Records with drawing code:
** start **

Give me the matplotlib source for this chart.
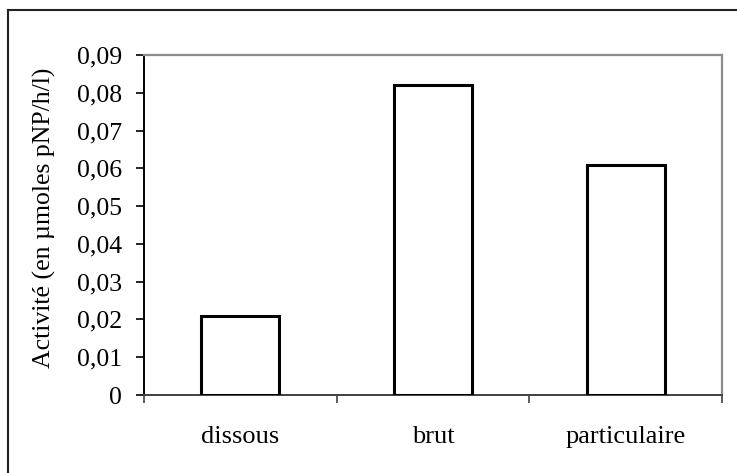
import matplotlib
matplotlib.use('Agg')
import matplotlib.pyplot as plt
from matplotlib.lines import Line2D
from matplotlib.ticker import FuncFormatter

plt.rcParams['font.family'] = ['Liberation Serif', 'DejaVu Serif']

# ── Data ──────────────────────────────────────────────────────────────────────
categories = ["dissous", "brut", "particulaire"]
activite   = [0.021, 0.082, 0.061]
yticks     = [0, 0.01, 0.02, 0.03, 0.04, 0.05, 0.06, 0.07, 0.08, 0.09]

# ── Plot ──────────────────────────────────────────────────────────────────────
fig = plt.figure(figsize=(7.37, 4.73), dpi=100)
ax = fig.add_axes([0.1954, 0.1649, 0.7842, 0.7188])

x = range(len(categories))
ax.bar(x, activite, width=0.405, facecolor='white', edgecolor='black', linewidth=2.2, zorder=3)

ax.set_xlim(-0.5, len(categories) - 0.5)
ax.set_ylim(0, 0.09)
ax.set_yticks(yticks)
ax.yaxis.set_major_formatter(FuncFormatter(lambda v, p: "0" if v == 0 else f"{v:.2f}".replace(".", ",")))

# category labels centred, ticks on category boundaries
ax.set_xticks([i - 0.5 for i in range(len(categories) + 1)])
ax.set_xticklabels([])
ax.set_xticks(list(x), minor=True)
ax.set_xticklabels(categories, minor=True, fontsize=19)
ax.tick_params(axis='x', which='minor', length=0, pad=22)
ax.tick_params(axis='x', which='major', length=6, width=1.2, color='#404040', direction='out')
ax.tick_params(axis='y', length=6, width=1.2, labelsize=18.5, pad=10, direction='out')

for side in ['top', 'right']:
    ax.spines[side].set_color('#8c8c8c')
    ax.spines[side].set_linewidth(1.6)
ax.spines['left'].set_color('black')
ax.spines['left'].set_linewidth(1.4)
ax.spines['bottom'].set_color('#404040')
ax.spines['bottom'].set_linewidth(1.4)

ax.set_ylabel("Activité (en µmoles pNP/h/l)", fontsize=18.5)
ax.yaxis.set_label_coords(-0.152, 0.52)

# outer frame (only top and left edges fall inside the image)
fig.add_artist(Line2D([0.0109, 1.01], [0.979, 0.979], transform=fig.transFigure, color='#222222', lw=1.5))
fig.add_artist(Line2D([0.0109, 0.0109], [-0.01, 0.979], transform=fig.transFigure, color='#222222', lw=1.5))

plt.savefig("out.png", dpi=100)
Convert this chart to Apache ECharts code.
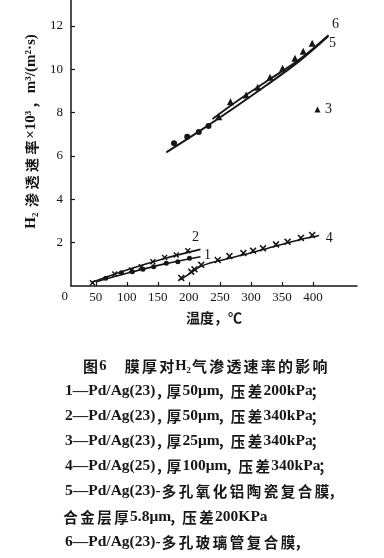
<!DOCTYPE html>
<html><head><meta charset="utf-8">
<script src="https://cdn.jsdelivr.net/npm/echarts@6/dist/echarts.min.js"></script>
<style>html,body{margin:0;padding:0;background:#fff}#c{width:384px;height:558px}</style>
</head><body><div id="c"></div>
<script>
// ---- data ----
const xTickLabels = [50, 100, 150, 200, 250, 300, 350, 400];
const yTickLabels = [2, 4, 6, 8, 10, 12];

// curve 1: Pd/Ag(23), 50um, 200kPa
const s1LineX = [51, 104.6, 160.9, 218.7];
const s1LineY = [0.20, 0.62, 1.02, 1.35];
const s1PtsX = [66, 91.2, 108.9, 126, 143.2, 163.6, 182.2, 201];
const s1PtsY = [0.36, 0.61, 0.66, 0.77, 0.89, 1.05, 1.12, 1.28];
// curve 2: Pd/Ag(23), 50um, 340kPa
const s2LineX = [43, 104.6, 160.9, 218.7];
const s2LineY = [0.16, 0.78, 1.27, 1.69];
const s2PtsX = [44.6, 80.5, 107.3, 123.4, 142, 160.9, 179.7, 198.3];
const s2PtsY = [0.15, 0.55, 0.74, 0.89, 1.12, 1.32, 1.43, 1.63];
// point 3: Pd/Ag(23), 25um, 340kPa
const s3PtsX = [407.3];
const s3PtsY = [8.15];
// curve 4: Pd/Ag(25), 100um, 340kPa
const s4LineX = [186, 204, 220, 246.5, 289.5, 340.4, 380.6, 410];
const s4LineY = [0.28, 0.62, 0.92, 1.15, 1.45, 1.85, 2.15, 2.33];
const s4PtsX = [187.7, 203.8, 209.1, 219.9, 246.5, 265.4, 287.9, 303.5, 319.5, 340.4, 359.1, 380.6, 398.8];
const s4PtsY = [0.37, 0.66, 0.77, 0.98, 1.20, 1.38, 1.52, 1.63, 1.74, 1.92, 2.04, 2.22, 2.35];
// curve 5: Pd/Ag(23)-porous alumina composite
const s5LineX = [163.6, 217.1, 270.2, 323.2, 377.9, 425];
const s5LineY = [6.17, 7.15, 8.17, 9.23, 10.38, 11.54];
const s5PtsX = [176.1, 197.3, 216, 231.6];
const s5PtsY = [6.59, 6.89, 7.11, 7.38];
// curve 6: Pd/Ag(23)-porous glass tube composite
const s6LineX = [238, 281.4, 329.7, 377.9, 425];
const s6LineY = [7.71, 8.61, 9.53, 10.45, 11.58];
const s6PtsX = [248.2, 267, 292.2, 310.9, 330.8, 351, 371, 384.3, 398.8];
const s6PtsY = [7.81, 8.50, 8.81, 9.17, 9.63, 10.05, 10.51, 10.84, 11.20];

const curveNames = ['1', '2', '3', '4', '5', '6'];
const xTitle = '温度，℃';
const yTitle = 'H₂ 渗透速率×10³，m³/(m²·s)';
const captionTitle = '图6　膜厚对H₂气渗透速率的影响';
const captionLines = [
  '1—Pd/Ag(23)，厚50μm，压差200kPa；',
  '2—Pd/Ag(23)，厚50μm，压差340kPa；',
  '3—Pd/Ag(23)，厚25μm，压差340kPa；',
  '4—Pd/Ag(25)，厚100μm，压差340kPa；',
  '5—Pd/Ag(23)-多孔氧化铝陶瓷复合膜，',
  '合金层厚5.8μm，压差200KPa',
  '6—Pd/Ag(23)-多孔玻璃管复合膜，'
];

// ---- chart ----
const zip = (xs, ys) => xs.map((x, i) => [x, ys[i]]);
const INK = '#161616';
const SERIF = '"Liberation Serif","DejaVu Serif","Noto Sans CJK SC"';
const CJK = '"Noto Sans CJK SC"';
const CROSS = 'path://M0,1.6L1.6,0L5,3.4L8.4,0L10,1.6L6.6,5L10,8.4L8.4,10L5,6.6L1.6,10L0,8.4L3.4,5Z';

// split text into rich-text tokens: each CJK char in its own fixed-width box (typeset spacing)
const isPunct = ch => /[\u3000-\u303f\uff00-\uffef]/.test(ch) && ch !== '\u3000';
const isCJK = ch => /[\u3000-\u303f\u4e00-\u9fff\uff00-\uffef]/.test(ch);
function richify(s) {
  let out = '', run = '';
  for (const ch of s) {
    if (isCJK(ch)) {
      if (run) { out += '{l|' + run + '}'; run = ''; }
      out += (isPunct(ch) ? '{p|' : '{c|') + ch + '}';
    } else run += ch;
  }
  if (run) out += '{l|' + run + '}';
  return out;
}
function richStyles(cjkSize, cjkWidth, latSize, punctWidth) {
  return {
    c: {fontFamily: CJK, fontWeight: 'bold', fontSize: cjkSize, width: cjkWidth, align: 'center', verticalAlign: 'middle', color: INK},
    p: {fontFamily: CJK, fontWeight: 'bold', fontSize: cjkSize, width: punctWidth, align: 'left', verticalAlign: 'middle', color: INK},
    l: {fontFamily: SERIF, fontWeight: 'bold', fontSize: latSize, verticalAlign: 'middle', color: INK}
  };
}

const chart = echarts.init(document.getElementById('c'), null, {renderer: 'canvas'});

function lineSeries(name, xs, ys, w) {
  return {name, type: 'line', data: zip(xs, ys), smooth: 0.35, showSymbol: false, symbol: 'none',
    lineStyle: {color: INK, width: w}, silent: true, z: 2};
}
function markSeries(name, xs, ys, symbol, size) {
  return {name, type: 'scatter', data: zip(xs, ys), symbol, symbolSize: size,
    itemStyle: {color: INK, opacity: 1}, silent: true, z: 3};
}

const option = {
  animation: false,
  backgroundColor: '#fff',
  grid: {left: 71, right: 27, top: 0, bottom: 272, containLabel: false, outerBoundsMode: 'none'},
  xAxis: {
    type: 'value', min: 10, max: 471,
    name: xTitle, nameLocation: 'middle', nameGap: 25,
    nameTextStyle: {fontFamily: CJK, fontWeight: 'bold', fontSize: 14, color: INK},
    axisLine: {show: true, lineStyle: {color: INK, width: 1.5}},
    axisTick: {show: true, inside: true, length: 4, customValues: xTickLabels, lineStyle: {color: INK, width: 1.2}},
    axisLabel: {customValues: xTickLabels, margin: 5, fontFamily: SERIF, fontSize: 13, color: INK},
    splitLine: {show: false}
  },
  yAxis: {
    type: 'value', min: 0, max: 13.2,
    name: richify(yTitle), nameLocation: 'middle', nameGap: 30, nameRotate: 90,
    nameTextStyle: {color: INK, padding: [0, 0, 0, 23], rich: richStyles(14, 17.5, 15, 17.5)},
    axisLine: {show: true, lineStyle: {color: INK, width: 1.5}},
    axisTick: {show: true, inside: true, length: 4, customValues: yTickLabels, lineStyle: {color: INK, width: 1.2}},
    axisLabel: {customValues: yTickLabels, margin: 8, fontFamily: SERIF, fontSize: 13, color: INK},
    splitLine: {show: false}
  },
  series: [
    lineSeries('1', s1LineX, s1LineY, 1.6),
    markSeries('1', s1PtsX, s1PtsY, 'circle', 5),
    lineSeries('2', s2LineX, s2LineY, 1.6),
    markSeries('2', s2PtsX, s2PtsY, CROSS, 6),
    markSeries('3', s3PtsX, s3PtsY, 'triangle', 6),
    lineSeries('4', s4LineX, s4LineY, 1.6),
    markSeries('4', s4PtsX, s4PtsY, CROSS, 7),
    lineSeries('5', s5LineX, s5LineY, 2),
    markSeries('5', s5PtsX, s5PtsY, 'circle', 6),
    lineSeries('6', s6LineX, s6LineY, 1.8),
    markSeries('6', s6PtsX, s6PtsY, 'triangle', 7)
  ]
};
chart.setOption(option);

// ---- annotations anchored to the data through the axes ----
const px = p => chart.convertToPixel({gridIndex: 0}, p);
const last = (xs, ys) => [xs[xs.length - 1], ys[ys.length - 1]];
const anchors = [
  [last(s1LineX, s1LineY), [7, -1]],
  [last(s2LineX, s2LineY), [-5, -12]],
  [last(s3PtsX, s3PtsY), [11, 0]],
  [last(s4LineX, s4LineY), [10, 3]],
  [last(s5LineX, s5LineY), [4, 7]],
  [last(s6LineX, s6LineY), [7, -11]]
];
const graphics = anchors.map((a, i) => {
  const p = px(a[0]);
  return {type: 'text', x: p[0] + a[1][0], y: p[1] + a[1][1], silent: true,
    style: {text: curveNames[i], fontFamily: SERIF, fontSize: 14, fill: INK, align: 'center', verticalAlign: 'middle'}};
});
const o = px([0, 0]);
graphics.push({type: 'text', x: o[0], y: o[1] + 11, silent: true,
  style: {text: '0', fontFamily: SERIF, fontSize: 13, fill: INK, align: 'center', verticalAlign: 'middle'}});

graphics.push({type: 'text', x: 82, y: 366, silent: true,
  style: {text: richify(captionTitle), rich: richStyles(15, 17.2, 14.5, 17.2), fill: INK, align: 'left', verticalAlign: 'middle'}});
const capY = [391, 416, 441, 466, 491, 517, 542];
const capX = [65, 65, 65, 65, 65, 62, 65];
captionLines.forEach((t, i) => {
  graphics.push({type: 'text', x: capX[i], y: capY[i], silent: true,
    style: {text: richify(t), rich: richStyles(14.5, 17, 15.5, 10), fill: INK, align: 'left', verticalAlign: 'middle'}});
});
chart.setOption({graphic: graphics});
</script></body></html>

** end **

#### Requirement
Restate the data word for word from its first line through the line with "ax.yaxis.set_label_coords(-0.152, 0.52)", leaving out any picture along the way.

#### Reply to the task
Give me the matplotlib source for this chart.
import matplotlib
matplotlib.use('Agg')
import matplotlib.pyplot as plt
from matplotlib.lines import Line2D
from matplotlib.ticker import FuncFormatter

plt.rcParams['font.family'] = ['Liberation Serif', 'DejaVu Serif']

# ── Data ──────────────────────────────────────────────────────────────────────
categories = ["dissous", "brut", "particulaire"]
activite   = [0.021, 0.082, 0.061]
yticks     = [0, 0.01, 0.02, 0.03, 0.04, 0.05, 0.06, 0.07, 0.08, 0.09]

# ── Plot ──────────────────────────────────────────────────────────────────────
fig = plt.figure(figsize=(7.37, 4.73), dpi=100)
ax = fig.add_axes([0.1954, 0.1649, 0.7842, 0.7188])

x = range(len(categories))
ax.bar(x, activite, width=0.405, facecolor='white', edgecolor='black', linewidth=2.2, zorder=3)

ax.set_xlim(-0.5, len(categories) - 0.5)
ax.set_ylim(0, 0.09)
ax.set_yticks(yticks)
ax.yaxis.set_major_formatter(FuncFormatter(lambda v, p: "0" if v == 0 else f"{v:.2f}".replace(".", ",")))

# category labels centred, ticks on category boundaries
ax.set_xticks([i - 0.5 for i in range(len(categories) + 1)])
ax.set_xticklabels([])
ax.set_xticks(list(x), minor=True)
ax.set_xticklabels(categories, minor=True, fontsize=19)
ax.tick_params(axis='x', which='minor', length=0, pad=22)
ax.tick_params(axis='x', which='major', length=6, width=1.2, color='#404040', direction='out')
ax.tick_params(axis='y', length=6, width=1.2, labelsize=18.5, pad=10, direction='out')

for side in ['top', 'right']:
    ax.spines[side].set_color('#8c8c8c')
    ax.spines[side].set_linewidth(1.6)
ax.spines['left'].set_color('black')
ax.spines['left'].set_linewidth(1.4)
ax.spines['bottom'].set_color('#404040')
ax.spines['bottom'].set_linewidth(1.4)

ax.set_ylabel("Activité (en µmoles pNP/h/l)", fontsize=18.5)
ax.yaxis.set_label_coords(-0.152, 0.52)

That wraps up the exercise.